Sampling is the only way to understand global aspects of performance in truly high-dimensional systems, due to the curse of dimensionality present in of all the other approaches. Unfortunately, using a classical Monte-Carlo sampling procedure - the only method that is truly dimension-independent so far - produces a convergence error of order N^{-1/2}, where N is the number of samples (and also only in expectation). This could be termed the "curse of convergence". For problems with certain degree of smoothness, we have developed a deterministic sampling method, DSample [6], that provably has error of order c/N, from every initial seed (as opposed to only in expectation). Development of such deterministic algorithms is needed (and possible) for non-smooth problems.

The combination of operator-theoretic methods for coarse-graining with graph theoretic methods for (dynamical) structural decomposition, and fast sampling methods can, we believe, lead to fast progress in the analysis and design of Big Data Dynamics in Systems of Systems.

References

[1] Marko Budišić, Ryan Mohr, and Igor Mezić. Applied Koopmanism. Chaos: An Interdisciplinary Journal of Nonlinear Science, 22(4):047510, 2012.

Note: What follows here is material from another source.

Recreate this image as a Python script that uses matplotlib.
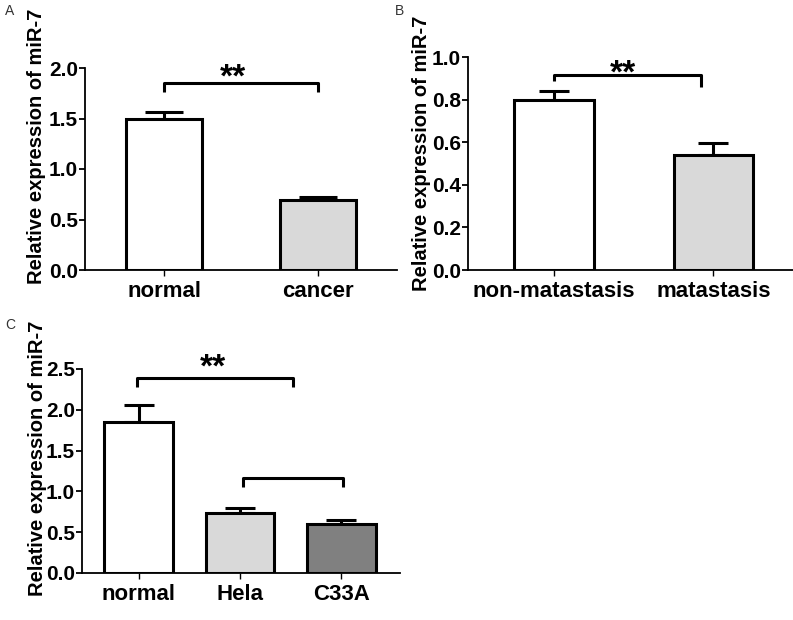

[2] Igor Mezić. Spectral properties of dynamical systems, model reduction and decompositions. Nonlinear Dynamics, 41(1-3):309{325, 2005.

[3] I. Mezić. Coupled nonlinear dynamical systems: Asymptotic behavior and uncertainty propagation. Proceedings of the CDC 2004, 2004.

[4] I. Mezić and A. Banaszuk. Comparison of systems with complex behavior. Physica D, 197, 2004.

[5] I. Mezić and T. Runolfsson. Uncertainty propagation in dynamical systems. Automatica, 44(12):3003-3013, 2008.

[6] I. Mezić. DSample: A deterministic algorithm for sampling with o(1/n) error. Submitted to CDC 2014, 2014.